By Becky Rasdall, vice president, trade policy and international affairs, IDFA
Last week’s World Trade Organization (WTO) Ministerial Conference (MC13) ended without significant progress on WTO reform for agriculture, a binding dispute settlement system, or improved market access for U.S. dairy exporters—an unsurprising result that reflects the lethargic U.S. trade policy agenda. As we look ahead to this election year, and most likely a rematch of two previous Administrations, can U.S. dairy really expect a future Administration to stick to the same trade policies we’ve been seeing?

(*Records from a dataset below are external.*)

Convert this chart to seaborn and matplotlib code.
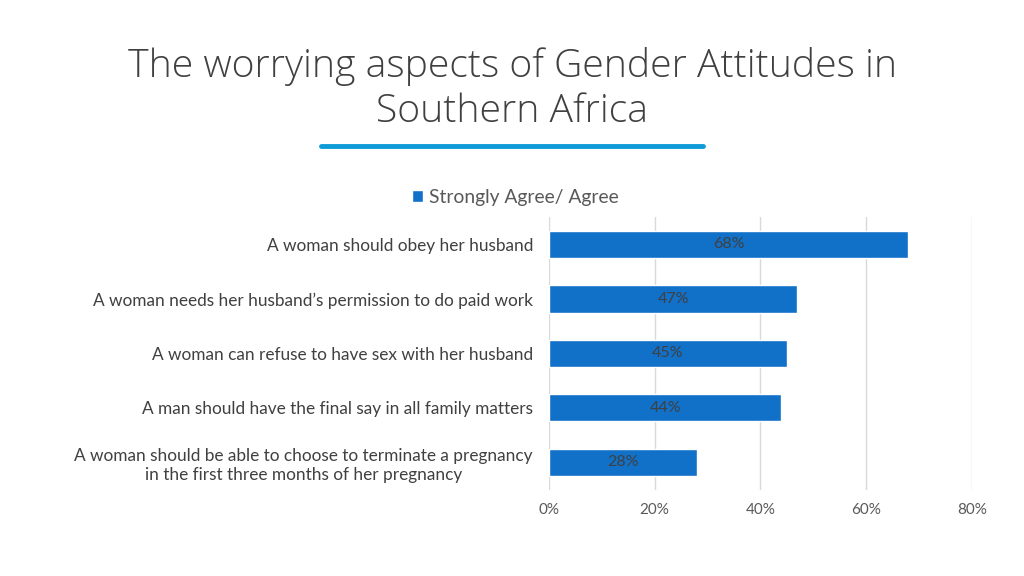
import matplotlib
matplotlib.use("Agg")
import matplotlib.pyplot as plt
import seaborn as sns
import pandas as pd
from matplotlib.ticker import PercentFormatter

statements = [
    "A woman should obey her husband",
    "A woman needs her husband\u2019s permission to do paid work",
    "A woman can refuse to have sex with her husband",
    "A man should have the final say in all family matters",
    "A woman should be able to choose to terminate a pregnancy\nin the first three months of her pregnancy",
]
agree = [68, 47, 45, 44, 28]
series_name = "Strongly Agree/ Agree"

df = pd.DataFrame({"Statement": statements, "Agree": agree})

sns.set_style("white")
plt.rcParams["font.family"] = ["Lato", "DejaVu Sans"]

fig = plt.figure(figsize=(10.24, 5.76), dpi=100)
ax = fig.add_axes([0.536, 0.150, 0.413, 0.473])

sns.barplot(data=df, x="Agree", y="Statement", orient="h", color="#1170C8",
            width=0.5, label=series_name, ax=ax, saturation=1)

# value labels in the middle of each bar
for bar, v in zip(ax.patches, agree):
    ax.text(bar.get_x() + bar.get_width() / 2, bar.get_y() + bar.get_height() / 2,
            f"{v}%", ha="center", va="center", fontsize=11.5, color="#404040")

ax.set_xlim(0, 80)
ax.set_xticks([0, 20, 40, 60, 80])
ax.xaxis.set_major_formatter(PercentFormatter(decimals=0))
ax.grid(axis="x", color="#D9D9D9", linewidth=1)
ax.set_axisbelow(True)
for s in ax.spines.values():
    s.set_visible(False)
ax.tick_params(axis="x", length=0, pad=10, labelsize=11, labelcolor="#595959")
ax.tick_params(axis="y", length=0, pad=11.5, labelsize=12.4, labelcolor="#404040")
for lbl in ax.get_yticklabels():
    lbl.set_multialignment("center")
    lbl.set_linespacing(1.25)
ax.set_xlabel("")
ax.set_ylabel("")

leg = ax.legend(loc="center", bbox_to_anchor=(0.503, 0.657), bbox_transform=fig.transFigure,
                frameon=False, fontsize=13.9, handlelength=0.6, handleheight=0.6,
                handletextpad=0.3, labelcolor="#595959")

# title and underline
fig.text(0.5, 0.845, "The worrying aspects of Gender Attitudes in\nSouthern Africa",
         ha="center", va="center", fontsize=28.2, color="#404040",
         family=["Open Sans", "DejaVu Sans"], fontweight="light", linespacing=1.22)
fig.add_artist(plt.Line2D([0.313, 0.687], [0.746, 0.746], transform=fig.transFigure,
                          color="#0E9BD8", linewidth=3.5, solid_capstyle="round"))

fig.savefig("out.png", dpi=100)
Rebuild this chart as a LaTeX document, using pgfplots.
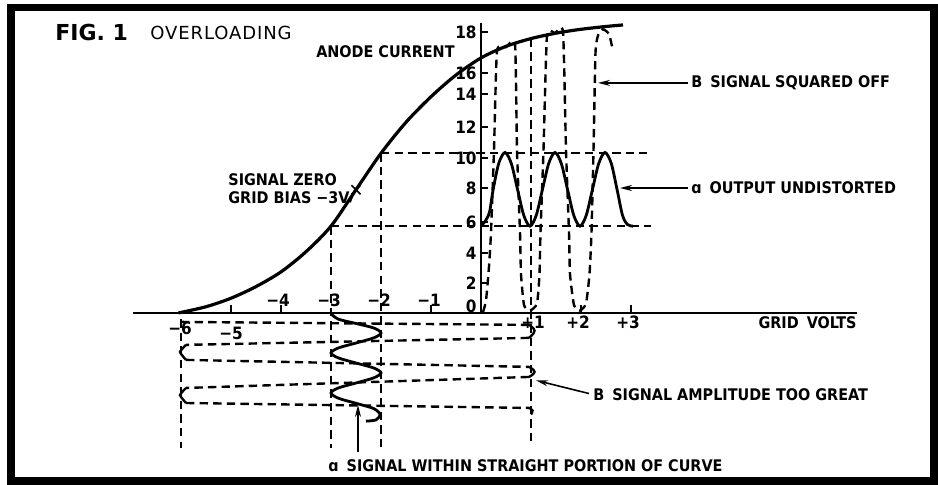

What we see playing out so far is each frontrunner presidential campaign leaning into the trade policies of their first Administrations. Where President Biden has pursued a worker-centered trade agenda that eschewed traditional trade negotiations, one might expect much the same for a second Biden Administration. Given the current discord among democratic officials on what the trade agenda should look like, even if a more progressive trade agenda favoring full and comprehensive preferential trade agreements were proposed under a second Biden Administration, would there be enough party unity to advance it? Meanwhile, former President Trump continues to push an agenda of placing additional tariffs on imports, further reforming trade relations with China, and continuing to use non-trade policy tools to leverage partners into trade negotiations with the United States.
What is more concerning is that both Administrations would potentially face a review of USMCA. That agreement, which is critical for agriculture and U.S. dairy, faces a mandatory review in the coming years and opens the opportunity for any of the participating governments to object to its provisions. Given some of its failures – not the least of which is the lack of meaningful dairy access to Canada – real danger exists that either Administration may seek to judge USMCA as yet another antiquated trade tool that must be abandoned. That prospect would mean damaging economic repercussions for U.S. dairy.
With this outlook in a U.S. presidential election year, where does that leave U.S. dairy? Our industry relies heavily on export growth to funnel its growth in production. Without exports, dairy will back up at every stop in the supply chain all the way back to farm levels, resulting in milk being dumped. This reality brings critical clarity to the U.S. trade agenda and begs the question: if we go eight years without a trade agenda, additional tariff reductions, or access to new markets, can U.S. farms, producers, and processors realistically sustain their businesses? Can we guarantee an outlet for all that milk? Cows are milked 24 hours a day, 7 days a week, and that production can’t be turned off unless the farm goes out of business and sells the cow. So, where does the trade agenda leave U.S. dairy?
It leaves us with a call to action. There are those in Washington who would say the time of tariff-reducing trade negotiations is in the past and it is time to move on. In dairy, we say we can’t afford for such agreements to become a by-gone era. IDFA, like our member processors and the farmers they service, has no other option but to continue to demand liberalized trade – specifically export competitiveness through market access – from Members of Congress and the Administration alike. We do not service an industry that can afford to allow market access to become antiquated trade policy. There is no greater time than the present to take action – before the dairy industry contracts, before we lose more markets to competitors like New Zealand who recently gained zero tariff access to China, and before we continue on a spiral of protectionist trade policies. IDFA therefore urgently calls on Members of Congress and the Administration to move forward with serious and comprehensive consultations on a trade reform legislative package that meets the needs of U.S. dairy. Such a package could include improved and structured congressional consultations on trade agreement texts that yield greater congressional confidence in negotiations. It could also include the option to fast-track an agreement in portions, or fast-track agreements with certain target countries, such as those that would help limit China’s influence in Southeast Asia, akin to the Indo-Pacific Economic Framework’s objectives. Certainly there are many trade reform ideas to consider, but in U.S. dairy our urge is simple: reform begins by taking action.